When R. Thomas "Tom" Gunkelman moved his interior design business from his native Fargo, N.D., to Minneapolis 35 years ago, he brought his clean-lined classic style and Mies van der Rohe furniture with him.
"He loved those modern midcentury pieces; he was one of the first designers to introduce these communities to that aesthetic," said Karen McKay, an interior designer at Gunkelmans Interior Design.
Gunkelman told the Star Tribune in 2009 that he hadn't bought a new piece of furniture in 30 years. "I feel like I don't have to, because I bought quality," he said.
That classic, timeless approach was Gunkelman's hallmark, said Andrew Flesher, his former protégé and business partner, who left Gunkelmans a year ago to launch Andrew Flesher Design. "Interiors he did 20 years ago still look good today," Flesher said. "He was so succinct in his design, so edited, so good at streamlining."
Gunkelman, 81, who died May 21 in Minneapolis after a bout with pneumonia, was still actively involved in design, said Kari Solyntges, his business manager. "People would say, 'When's he going to retire?' He was never going to retire. Design was his life; it was in his blood."
He had taken an extended winter trip to Florida but had work waiting for his return, she said. "He'd say, 'I need to get better, to do that project.'"
Gunkelman, named to the Top 100 Designers in America listing three times by House Beautiful magazine and to the Top 50 Designers list by Elements of Living magazine, won numerous awards for his work and counted humorist Garrison Keillor among his clients. One home he designed for Keillor was showcased in Traditional Home magazine.
He treated his clients and his employees like family members, according to Solyntges. "That was one of the wonderful things about him. He'd come to your home for meals, for your kids' graduations." The firm will continue under his name, she said.
Gunkelman "loved teaching, mentoring and developing young designers," McKay said. "He wanted everyone else to succeed. His joke was that he should have opened a design school. You can't even count the people who came through his studios."

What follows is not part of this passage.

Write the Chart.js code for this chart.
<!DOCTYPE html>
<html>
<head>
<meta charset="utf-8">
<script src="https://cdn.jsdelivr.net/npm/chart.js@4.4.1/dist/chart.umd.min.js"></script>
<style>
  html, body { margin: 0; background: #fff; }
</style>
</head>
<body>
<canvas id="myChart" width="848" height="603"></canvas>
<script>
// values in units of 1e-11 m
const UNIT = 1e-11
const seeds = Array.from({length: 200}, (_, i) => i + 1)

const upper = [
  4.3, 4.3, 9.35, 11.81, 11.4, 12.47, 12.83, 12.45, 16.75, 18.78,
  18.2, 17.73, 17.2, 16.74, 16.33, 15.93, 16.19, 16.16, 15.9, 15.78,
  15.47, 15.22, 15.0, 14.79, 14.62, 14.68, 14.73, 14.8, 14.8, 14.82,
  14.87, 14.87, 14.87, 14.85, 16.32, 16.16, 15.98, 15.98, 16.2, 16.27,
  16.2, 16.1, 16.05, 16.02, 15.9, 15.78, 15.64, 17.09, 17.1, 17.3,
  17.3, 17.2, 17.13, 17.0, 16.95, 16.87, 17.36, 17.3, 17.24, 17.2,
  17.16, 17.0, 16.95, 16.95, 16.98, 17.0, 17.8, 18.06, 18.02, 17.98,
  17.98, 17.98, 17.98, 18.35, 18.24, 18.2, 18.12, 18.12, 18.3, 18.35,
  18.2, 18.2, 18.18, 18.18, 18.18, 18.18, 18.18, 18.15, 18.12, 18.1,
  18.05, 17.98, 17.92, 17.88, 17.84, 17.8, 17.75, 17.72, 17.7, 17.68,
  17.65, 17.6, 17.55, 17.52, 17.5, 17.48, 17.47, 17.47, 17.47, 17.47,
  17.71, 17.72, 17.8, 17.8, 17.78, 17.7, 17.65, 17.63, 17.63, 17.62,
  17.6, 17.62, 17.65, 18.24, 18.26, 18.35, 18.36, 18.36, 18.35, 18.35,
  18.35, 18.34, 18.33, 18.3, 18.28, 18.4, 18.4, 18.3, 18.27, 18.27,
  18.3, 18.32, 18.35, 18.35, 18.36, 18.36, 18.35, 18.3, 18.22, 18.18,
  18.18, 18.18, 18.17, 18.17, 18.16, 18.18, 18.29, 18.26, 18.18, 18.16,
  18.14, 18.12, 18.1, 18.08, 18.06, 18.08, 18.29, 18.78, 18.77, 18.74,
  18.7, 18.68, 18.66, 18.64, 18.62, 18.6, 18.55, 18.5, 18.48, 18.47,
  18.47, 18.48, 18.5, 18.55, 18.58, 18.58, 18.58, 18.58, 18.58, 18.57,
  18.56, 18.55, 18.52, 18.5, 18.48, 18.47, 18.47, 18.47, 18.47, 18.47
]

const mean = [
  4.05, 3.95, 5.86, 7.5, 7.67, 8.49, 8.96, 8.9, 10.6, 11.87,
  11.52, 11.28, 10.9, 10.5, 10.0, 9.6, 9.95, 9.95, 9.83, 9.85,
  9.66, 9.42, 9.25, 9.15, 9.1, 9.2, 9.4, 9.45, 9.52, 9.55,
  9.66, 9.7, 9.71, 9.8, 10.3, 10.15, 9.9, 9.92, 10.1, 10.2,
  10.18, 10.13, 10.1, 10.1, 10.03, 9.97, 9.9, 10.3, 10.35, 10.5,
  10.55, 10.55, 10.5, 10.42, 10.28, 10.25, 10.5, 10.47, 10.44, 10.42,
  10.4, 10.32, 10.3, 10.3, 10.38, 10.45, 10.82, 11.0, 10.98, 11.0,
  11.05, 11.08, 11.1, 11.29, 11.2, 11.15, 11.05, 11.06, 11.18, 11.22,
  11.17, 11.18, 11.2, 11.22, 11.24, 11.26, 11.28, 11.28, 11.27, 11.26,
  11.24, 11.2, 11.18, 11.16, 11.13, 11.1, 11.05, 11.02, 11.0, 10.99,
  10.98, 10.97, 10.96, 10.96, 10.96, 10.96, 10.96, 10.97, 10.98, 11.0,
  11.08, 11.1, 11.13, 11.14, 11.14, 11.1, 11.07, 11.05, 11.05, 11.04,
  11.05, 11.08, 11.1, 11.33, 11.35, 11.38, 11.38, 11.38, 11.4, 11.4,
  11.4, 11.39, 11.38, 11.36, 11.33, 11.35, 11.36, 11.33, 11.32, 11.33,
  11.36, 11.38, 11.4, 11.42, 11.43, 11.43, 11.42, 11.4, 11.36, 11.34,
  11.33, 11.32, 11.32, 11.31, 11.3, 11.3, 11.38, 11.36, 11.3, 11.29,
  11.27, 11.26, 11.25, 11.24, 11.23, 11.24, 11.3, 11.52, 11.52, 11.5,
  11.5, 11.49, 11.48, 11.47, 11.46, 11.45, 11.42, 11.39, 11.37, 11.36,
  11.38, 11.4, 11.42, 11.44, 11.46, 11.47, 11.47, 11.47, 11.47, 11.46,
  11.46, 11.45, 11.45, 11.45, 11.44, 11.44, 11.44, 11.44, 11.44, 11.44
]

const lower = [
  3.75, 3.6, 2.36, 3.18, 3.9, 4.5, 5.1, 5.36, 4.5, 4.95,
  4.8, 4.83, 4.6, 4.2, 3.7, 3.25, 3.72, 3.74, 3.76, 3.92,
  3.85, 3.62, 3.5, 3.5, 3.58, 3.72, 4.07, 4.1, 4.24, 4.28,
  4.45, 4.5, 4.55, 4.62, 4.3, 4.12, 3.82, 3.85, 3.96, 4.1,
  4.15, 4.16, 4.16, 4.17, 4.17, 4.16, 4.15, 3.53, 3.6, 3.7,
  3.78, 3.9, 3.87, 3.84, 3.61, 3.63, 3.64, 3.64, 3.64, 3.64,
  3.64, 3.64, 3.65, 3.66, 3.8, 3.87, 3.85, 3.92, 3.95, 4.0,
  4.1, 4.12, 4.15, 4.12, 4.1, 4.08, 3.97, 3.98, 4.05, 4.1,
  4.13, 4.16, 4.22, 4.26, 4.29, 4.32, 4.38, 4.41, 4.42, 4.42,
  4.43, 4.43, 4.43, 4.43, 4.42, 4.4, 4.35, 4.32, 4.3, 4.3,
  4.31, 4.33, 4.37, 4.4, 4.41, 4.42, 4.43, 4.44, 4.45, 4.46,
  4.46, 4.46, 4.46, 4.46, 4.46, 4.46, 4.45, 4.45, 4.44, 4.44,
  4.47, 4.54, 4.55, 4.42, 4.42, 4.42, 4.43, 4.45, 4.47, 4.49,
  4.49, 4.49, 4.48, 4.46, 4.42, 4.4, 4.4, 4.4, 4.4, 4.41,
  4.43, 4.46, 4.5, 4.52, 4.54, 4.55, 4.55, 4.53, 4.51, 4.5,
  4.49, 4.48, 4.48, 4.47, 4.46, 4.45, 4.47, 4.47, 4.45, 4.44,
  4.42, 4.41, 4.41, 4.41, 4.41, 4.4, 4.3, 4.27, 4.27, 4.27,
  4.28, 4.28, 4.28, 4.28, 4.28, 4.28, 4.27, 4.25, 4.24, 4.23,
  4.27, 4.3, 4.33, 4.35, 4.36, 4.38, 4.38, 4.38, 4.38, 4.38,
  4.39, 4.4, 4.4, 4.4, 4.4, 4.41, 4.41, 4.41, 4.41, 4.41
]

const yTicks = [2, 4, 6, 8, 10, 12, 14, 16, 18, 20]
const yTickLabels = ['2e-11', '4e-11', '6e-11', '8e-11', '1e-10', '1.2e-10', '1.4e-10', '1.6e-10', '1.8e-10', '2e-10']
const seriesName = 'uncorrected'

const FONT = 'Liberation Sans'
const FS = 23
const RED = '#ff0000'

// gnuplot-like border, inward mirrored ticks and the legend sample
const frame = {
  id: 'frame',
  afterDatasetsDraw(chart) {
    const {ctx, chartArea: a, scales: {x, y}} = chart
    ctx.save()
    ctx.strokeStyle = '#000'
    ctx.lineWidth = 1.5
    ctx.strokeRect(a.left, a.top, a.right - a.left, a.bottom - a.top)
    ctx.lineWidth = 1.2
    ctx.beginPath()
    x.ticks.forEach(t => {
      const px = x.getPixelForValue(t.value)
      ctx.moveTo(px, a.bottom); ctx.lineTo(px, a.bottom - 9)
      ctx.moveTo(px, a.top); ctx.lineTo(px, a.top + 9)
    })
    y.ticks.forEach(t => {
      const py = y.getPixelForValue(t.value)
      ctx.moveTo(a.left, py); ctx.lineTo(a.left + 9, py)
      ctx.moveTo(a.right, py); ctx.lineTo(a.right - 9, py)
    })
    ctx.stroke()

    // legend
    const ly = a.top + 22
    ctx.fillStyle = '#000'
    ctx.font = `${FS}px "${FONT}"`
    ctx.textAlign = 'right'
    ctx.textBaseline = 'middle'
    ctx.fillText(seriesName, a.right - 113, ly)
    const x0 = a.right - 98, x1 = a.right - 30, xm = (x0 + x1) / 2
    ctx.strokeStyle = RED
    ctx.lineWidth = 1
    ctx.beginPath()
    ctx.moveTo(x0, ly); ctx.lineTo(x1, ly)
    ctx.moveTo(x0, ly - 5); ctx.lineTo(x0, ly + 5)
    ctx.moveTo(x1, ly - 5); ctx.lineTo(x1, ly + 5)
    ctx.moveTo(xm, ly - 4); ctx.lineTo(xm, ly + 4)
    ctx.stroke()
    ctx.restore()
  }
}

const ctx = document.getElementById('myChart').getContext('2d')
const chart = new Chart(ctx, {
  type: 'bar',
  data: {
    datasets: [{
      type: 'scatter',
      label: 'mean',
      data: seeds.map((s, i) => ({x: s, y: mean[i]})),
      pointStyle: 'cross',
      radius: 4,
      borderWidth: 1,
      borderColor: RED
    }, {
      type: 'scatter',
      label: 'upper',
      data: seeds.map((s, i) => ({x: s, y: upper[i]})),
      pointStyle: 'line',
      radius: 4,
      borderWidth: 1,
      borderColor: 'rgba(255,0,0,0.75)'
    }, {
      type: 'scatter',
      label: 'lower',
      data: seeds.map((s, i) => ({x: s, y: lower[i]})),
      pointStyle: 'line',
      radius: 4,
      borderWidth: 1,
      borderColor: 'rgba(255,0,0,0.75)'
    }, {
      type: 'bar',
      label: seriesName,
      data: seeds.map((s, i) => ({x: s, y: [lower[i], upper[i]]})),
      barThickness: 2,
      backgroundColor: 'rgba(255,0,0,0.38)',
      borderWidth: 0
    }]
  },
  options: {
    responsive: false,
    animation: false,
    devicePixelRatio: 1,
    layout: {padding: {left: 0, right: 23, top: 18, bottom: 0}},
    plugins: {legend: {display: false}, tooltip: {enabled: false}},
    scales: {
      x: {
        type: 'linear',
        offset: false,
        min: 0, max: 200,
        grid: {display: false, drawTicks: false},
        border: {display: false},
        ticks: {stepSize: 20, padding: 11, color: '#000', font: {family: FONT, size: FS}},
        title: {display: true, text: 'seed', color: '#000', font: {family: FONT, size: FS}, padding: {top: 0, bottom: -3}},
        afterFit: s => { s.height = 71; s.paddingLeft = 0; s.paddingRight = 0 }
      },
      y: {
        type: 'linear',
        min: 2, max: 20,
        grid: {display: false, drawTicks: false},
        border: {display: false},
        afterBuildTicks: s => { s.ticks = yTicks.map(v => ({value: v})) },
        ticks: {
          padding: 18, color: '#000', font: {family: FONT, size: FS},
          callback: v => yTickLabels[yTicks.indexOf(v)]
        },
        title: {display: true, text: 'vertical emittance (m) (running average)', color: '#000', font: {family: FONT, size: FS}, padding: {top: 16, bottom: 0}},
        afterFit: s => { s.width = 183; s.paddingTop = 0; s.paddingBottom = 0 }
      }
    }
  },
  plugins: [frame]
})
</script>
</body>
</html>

Maybe that's why he had trouble keeping their names straight, according to Solyntges. "Whenever a new intern or designer started, we'd always say, 'Don't be offended; he won't remember your name.' He had his own names for people -- Tasha became 'Tish-Tosh.' Rita and Martina were both 'Martini.' He'd bring me in and say, 'I want Jane to do this.' Afterwards, I'd have to ask, 'Who's he calling Jane? The new intern?'"
Gunkelman was fun-loving and down-to-earth, said textile artist Mary Ann Wise of Stockholm, Wis. "Tom made everything fun," she said. "What I appreciated was he was really accessible. Sometimes when people are working at his level in the design world, you have to work your way through layers of staff people to get to them. But Tom always took my phone calls and responded to my e-mails. He was very supportive. When I started my rug-weaving company in '78-79, Tom was one of the first designers to like my work, buy my work, even though I was young and had no track record. He taught me to focus and listen. He was a great teacher."
After Wise founded Cultural Cloth, a company that works with women in the developing world to produce home textiles, Gunkelman became a supporter and adviser, she said. "He encouraged us to go for the quality, make beautiful products that people really wanted to own -- not 'pity buys,'" she said. "He always had invaluable advice."
Gunkelman is survived by a brother, R.F. "Tod" Gunkelman Jr. of Fargo and Sun City, Ariz., as well as nieces, nephews, friends and associates.
A memorial service will be held at 2 p.m. June 1 at Plymouth Congregational Church, 1900 Nicollet Av. S., Minneapolis, followed by a reception celebrating his life at Le Meridien Chambers Hotel in the ART Gallery, 901 Hennepin Av. S., from 3 to 7 p.m.